Jamie Sturgeon and I saw the same book listed on eBay around the same time, and each of us sent the information hidden in the listing to Al Hubin, author of Crime Fiction IV: A Bibliography (Revised), within a day of each other.

Jamie was one step ahead of me, however, and he’d already been in touch with the seller, who told Jamie how he’d gotten his information about the author of the book, Donald Deane, about whom nothing has been known until now.

It turns out that there never was a “Donald Deane,” and that the three books attributed to him in CFIV were actually written by Mary Fair, a rather progressive lady living in the Eskdale lake district of England, nestled at the foot of that country’s highest mountains.

Following the link from her name to the website devoted to her, you’ll find her life’s accomplishments described in considerable detail. I’ll quote only a summary that was printed in a newspaper about her, shortly after her death:

“Archaeologist, welfare-worker, explorer, geneaolgist, naturalist, photographer, writer and lecturer … this familiar and friendly figure, sometimes half-tramp, sometimes professorial, trudging up the fells in foul or fair weather to deliver orange juice or medicinal oil out of her knapsack to some infant arrival in a remote farmhouse; or, at midnight, popping up disturbingly from behind a beck-side drystone wall, where she had been recording the seasonal note of an unusual owl. … we shall miss more than her erudition: we shall miss her friendly, twinkling eye, her crisp opinions- sometimes inventively ornamented and not infrequently critical- but particularly we shall miss her humanity: her readiness to give a knowledgeable helping hand wherever it was needed.”

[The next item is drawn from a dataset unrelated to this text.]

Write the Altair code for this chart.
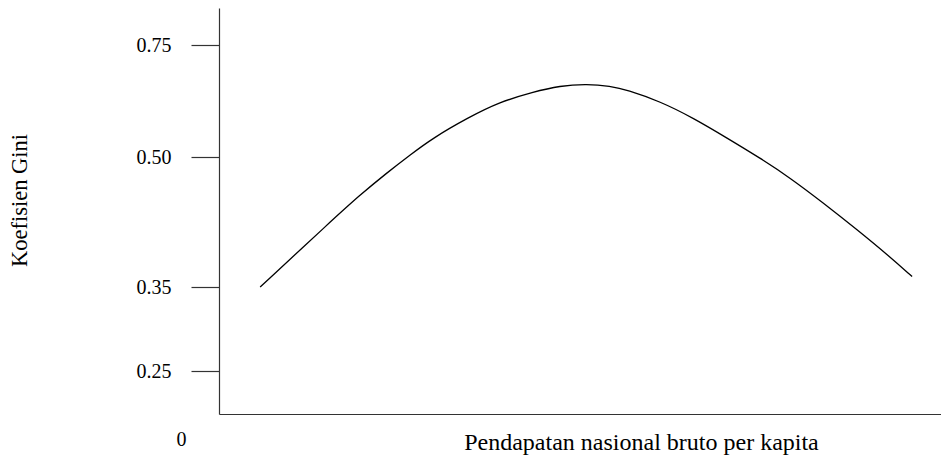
import altair as alt
import pandas as pd

# Kuznets curve: income (abstract units) vs Gini coefficient
income = [5.7, 15.4, 19.5, 23.3, 26.5, 29.6, 34.4, 38.9, 43.5, 47.2, 51.0,
          54.2, 56.5, 61.1, 65.7, 70.4, 74.9, 79.1, 83.7, 88.4, 92.9, 96.0]
gini = [0.350, 0.425, 0.456, 0.482, 0.505, 0.542, 0.587, 0.623, 0.645, 0.659, 0.663,
        0.658, 0.650, 0.624, 0.587, 0.542, 0.499, 0.476, 0.447, 0.416, 0.385, 0.362]

y_ticks = [0.25, 0.35, 0.50, 0.75]
y_domain = [0, 0.25, 0.35, 0.50, 0.75, 0.8326]
y_range = [406, 363, 279, 149, 37, 0]

df = pd.DataFrame({"income": income, "gini": gini})

FONT = "Liberation Serif"

chart = alt.Chart(df).mark_line(
    color="black", strokeWidth=1.3, interpolate="basis"
).encode(
    x=alt.X(
        "income:Q",
        scale=alt.Scale(domain=[0, 100], nice=False, zero=False),
        axis=alt.Axis(
            title="Pendapatan nasional bruto per kapita",
            values=[0],
            labelExpr="'0'",
            ticks=False,
            grid=False,
            labelFlush=False,
            labelAlign="center",
            labelBaseline="middle",
            labelOffset=-38,
            labelPadding=25,
            labelFont=FONT,
            labelFontSize=20,
            labelColor="black",
            titleFont=FONT,
            titleFontSize=24,
            titleFontWeight="normal",
            titleColor="black",
            titleX=422,
            titleY=28,
            titleAlign="center",
            titleBaseline="middle",
            domainColor="#333333",
            domainWidth=1.2,
        ),
    ),
    y=alt.Y(
        "gini:Q",
        scale=alt.Scale(domain=y_domain, range=y_range, nice=False, zero=False),
        axis=alt.Axis(
            title="Koefisien Gini",
            values=y_ticks,
            format=".2f",
            grid=False,
            tickSize=28,
            tickColor="#333333",
            tickWidth=1.2,
            labelPadding=20,
            labelFont=FONT,
            labelFontSize=20,
            labelColor="black",
            labelBaseline="middle",
            titleFont=FONT,
            titleFontSize=22.5,
            titleFontWeight="normal",
            titleColor="black",
            titleAngle=-90,
            titleX=-200,
            titleY=192,
            titleAlign="center",
            titleBaseline="middle",
            domainColor="#333333",
            domainWidth=1.2,
        ),
    ),
).properties(
    width=722,
    height=406,
    autosize=alt.AutoSizeParams(type="none"),
    padding={"left": 211, "top": 0, "right": 0, "bottom": 41},
).configure_view(stroke=None).configure_axis(
    titleFont=FONT, labelFont=FONT
)

chart.save("out.html", embed_options={"renderer": "svg", "actions": False})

Of course it is her connection to the world of crime and detective fiction that is of interest. I’ll add another quote below, if I may. (Sorry. I said only one quote, but I was wrong.)

Oh, and by the way, she wrote detective novels, under the name Donald Deane. She never told anybody, but another of her friends, Whitehaven librarian Daniel Hay, solved the mystery. Published by John Hamilton of London, they were The Fifth Tulip (1930); The Luck of Luce (1931) and Hidden Clues: A Lakeland story (1932). Most of the manuscript for a fourth novel, set in Scotland, also survives, written in cheap exercise books.

Here’s a cover scan of the third of these books, taken from the eBay listing that helped lead to this discovery:

Deane

Another entry, it almost goes without saying, if anyone’s keeping track, in the ongoing list of female mystery writers who kept their identities hidden by using initials in their byines or under the names of men.